This was an incredibly long and heartfelt tribute to the most important comic book of all time. Action Comics introduced the world to Superman, the first superhero, and paved the way for every one after, and it’s now been 1,000 issues since his introduction and he continues to inspire and move forward. The stories in this book were phenomenal. The short with Superman saying goodbye to the Earth as the sun expands to heat-death, enveloping the planet. Even the wonderfully creative short about the man driving the car on the cover of Action Comics #1. It was all so emotional, and gut-wrenching for long-time fans of comic books.
This was intensely confusing, until Booster Gold completely spelled out what had happened here. Not only is that a terrible idea, but it’s also completely out of character for a Booster Gold who, just an issue ago in Superman was so anti-changing time that he was about to go hand-to-hand with Superman to prevent him from saving Krypton. A bit of a strange shift in character. On top of that, the idea that Bruce Wayne as Batman kept the Joker in check from spreading across the city is cool, and that Dick Grayson would become Batman without Bruce is… intriguing. There’s some interesting ideas at work here, that’s what I’m saying.

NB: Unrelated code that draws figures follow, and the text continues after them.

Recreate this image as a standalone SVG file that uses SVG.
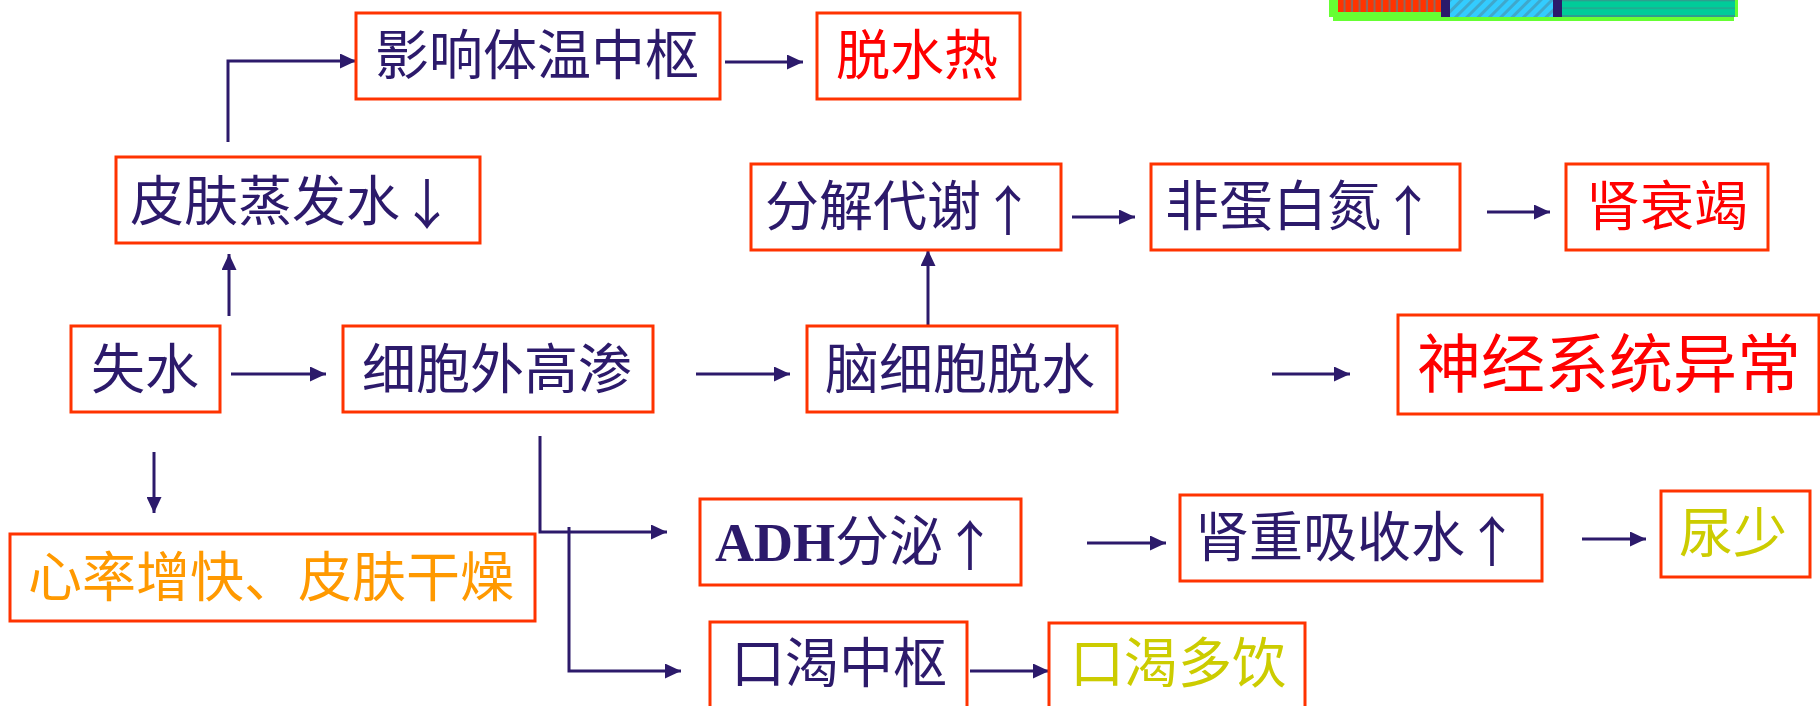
<svg xmlns="http://www.w3.org/2000/svg" width="1820" height="706" viewBox="0 0 1820 706">
<defs>
<style>
.box{fill:#FFFFFF;stroke:#FF3300;stroke-width:3}
.t{font-family:"Liberation Serif","Noto Sans CJK SC",serif;font-size:54px;fill:#2C1A6B;text-anchor:middle}
.s{text-anchor:start}
.arr{font-family:"Noto Sans CJK SC",sans-serif;font-weight:normal}
.red{fill:#FF0000}
.orange{fill:#FF9900}
.yellow{fill:#CCCC00}
.big{font-size:64px}
.c{fill:none;stroke:#2C1A6B;stroke-width:3}
</style>
<marker id="ah" markerUnits="userSpaceOnUse" markerWidth="16" markerHeight="15" refX="16" refY="7.5" orient="auto">
<path d="M0,0 L16,7.5 L0,15 z" fill="#2C1A6B"/>
</marker>
<pattern id="pRed" patternUnits="userSpaceOnUse" width="7.5" height="12" x="1338" y="0">
<rect width="7.5" height="12" fill="#FF3300"/>
<rect x="5.5" width="2" height="12" fill="#8C6A60"/>
</pattern>
<pattern id="pCyan" patternUnits="userSpaceOnUse" width="8" height="8" patternTransform="rotate(45)">
<rect width="8" height="8" fill="#33CCFF"/>
<rect width="3" height="8" fill="#3FA8CC"/>
</pattern>
<pattern id="pTeal" patternUnits="userSpaceOnUse" width="10" height="7.5" x="0" y="0">
<rect width="10" height="7.5" fill="#00CC99"/>
<rect y="0" width="10" height="1.3" fill="#2E9E8E"/>
</pattern>
</defs>

<g id="decor">
<rect x="1333" y="0" width="401" height="21" fill="#66FF33"/>
<rect x="1329" y="0" width="409" height="17" fill="#66FF33"/>
<rect x="1338" y="0" width="103" height="12" fill="url(#pRed)"/>
<rect x="1441" y="0" width="9" height="17" fill="#2C1A6B"/>
<rect x="1450" y="0" width="103" height="17" fill="url(#pCyan)"/>
<rect x="1553" y="0" width="9" height="17" fill="#2C1A6B"/>
<rect x="1562" y="0" width="173" height="17" fill="url(#pTeal)"/>
<rect x="1562" y="15" width="173" height="2" fill="#2E9E8E"/>
</g>

<g id="connectors">
<path class="c" d="M229,316 V254" marker-end="url(#ah)"/>
<path class="c" d="M228,142 V61 H356" marker-end="url(#ah)"/>
<path class="c" d="M725,62 H803" marker-end="url(#ah)"/>
<path class="c" d="M231,374 H326" marker-end="url(#ah)"/>
<path class="c" d="M154,452 V513" marker-end="url(#ah)"/>
<path class="c" d="M540,436 V532 H667" marker-end="url(#ah)"/>
<path class="c" d="M569,527 V671 H681" marker-end="url(#ah)"/>
<path class="c" d="M696,374 H790" marker-end="url(#ah)"/>
<path class="c" d="M928,327 V250" marker-end="url(#ah)"/>
<path class="c" d="M1072,217 H1135" marker-end="url(#ah)"/>
<path class="c" d="M1487,212 H1550" marker-end="url(#ah)"/>
<path class="c" d="M1272,374 H1350" marker-end="url(#ah)"/>
<path class="c" d="M1087,543 H1166" marker-end="url(#ah)"/>
<path class="c" d="M1582,539 H1646" marker-end="url(#ah)"/>
<path class="c" d="M970,671 H1049" marker-end="url(#ah)"/>
</g>

<g id="n_yingxiang"><rect class="box" x="356" y="13" width="364" height="86"/><text class="t" x="537" y="75">影响体温中枢</text></g>
<g id="n_tuoshuire"><rect class="box" x="817" y="13" width="203" height="86"/><text class="t red" x="917" y="75">脱水热</text></g>
<g id="n_pifu"><rect class="box" x="116" y="157" width="364" height="86"/><text class="t s" x="130" y="221">皮肤蒸发水<tspan class="arr" dy="4">↓</tspan></text></g>
<g id="n_fenjie"><rect class="box" x="751" y="164" width="310" height="86"/><text class="t s" x="765" y="226">分解代谢<tspan class="arr" dy="5">↑</tspan></text></g>
<g id="n_feidanbai"><rect class="box" x="1151" y="164" width="309" height="86"/><text class="t s" x="1165" y="226">非蛋白氮<tspan class="arr" dy="5">↑</tspan></text></g>
<g id="n_shenshuai"><rect class="box" x="1566" y="164" width="202" height="86"/><text class="t red" x="1667" y="226">肾衰竭</text></g>
<g id="n_shishui"><rect class="box" x="71" y="326" width="149" height="86"/><text class="t" x="145" y="389">失水</text></g>
<g id="n_xibaowai"><rect class="box" x="343" y="326" width="310" height="86"/><text class="t" x="497" y="389">细胞外高渗</text></g>
<g id="n_naoxibao"><rect class="box" x="807" y="326" width="310" height="86"/><text class="t" x="960" y="389">脑细胞脱水</text></g>
<g id="n_shenjing"><rect class="box" x="1398" y="315" width="421" height="99"/><text class="t red big" x="1609" y="387">神经系统异常</text></g>
<g id="n_xinlv"><rect class="box" x="10" y="534" width="525" height="87"/><text class="t orange" x="271" y="597">心率增快、皮肤干燥</text></g>
<g id="n_adh"><rect class="box" x="700" y="499" width="321" height="86"/><text class="t s" x="715" y="561"><tspan font-weight="bold">ADH</tspan>分泌<tspan class="arr" dy="5">↑</tspan></text></g>
<g id="n_shenchong"><rect class="box" x="1180" y="495" width="362" height="86"/><text class="t s" x="1195" y="557">肾重吸收水<tspan class="arr" dy="5">↑</tspan></text></g>
<g id="n_niaoshao"><rect class="box" x="1661" y="491" width="149" height="86"/><text class="t yellow" x="1733" y="553">尿少</text></g>
<g id="n_kouke"><rect class="box" x="710" y="622" width="257" height="88"/><text class="t" x="839" y="683">口渴中枢</text></g>
<g id="n_koukeduoyin"><rect class="box" x="1049" y="623" width="256" height="88"/><text class="t yellow" x="1178" y="683">口渴多饮</text></g>
</svg>
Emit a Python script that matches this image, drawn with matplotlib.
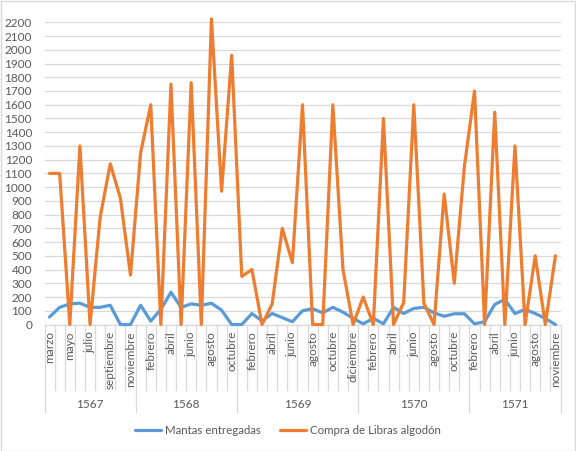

This has been an interesting book with such bold ideas, and wonderful use of classic folklore and mythology. That they’ve kept to close to more Irish tale, specifically based on Gotham’s history of Irish immigrants is just a wonderful attention to detail. The mystery itself is beginning to take shape, as Batman has already pieced together that everything we thought we knew has been a ruse for an even deeper mystery at work.
This was arguably the worst issue of Damage yet. The book’s been good about being inclusive of its characters with the greater DC Universe, even mentioning that this takes place before the fantastic Poison Ivy arc over in Batman, but their use of Ivy here was subpar at best. There’s a glimmer of hope here with Ethan and Damage starting to coexist somewhat after their defeat by Wonder Woman, but it still hasn’t been explored enough to mean anything, just yet.
I love Deadman so much as a character but these Neal Adams books are so batshit crazy, and full of rambling ideas that it’s hard to get a bead on where they could ever go that makes sense. Now, all of a sudden, Ra’s Al Ghul is Aaron Brand, the older brother of Deadman? That completely contradicts everything that’s ever been said and makes absolutely zero sense from a story perspective, but here we are. I’ll keep reading because Deadman is great, and Neal Adams is a madman.
Another strangely personal issue, that showed the sacrifice that parents make for their children with the backdrop of dimensional war. The secrets still left in this book are insane, and it’s hard to see where this could possibly go, unless this is all setting up for the big reveal of how Darkseid was reborn as a baby. That would be quite the incredible reveal when all is said and done.
The only way this incredibly personal run of Superman could have ended was with an incredibly personal, family-focused story, and it ended in the best way. Characters, story-beats, call backs to every other arc was the best way to end it. This was a fantastic ending, and new beginning for Superman and Superboy, as they leave behind Hamilton and move to Metropolis full-time. Bendis has some mighty big shoes to fill, but it should be fun to see how he fills them.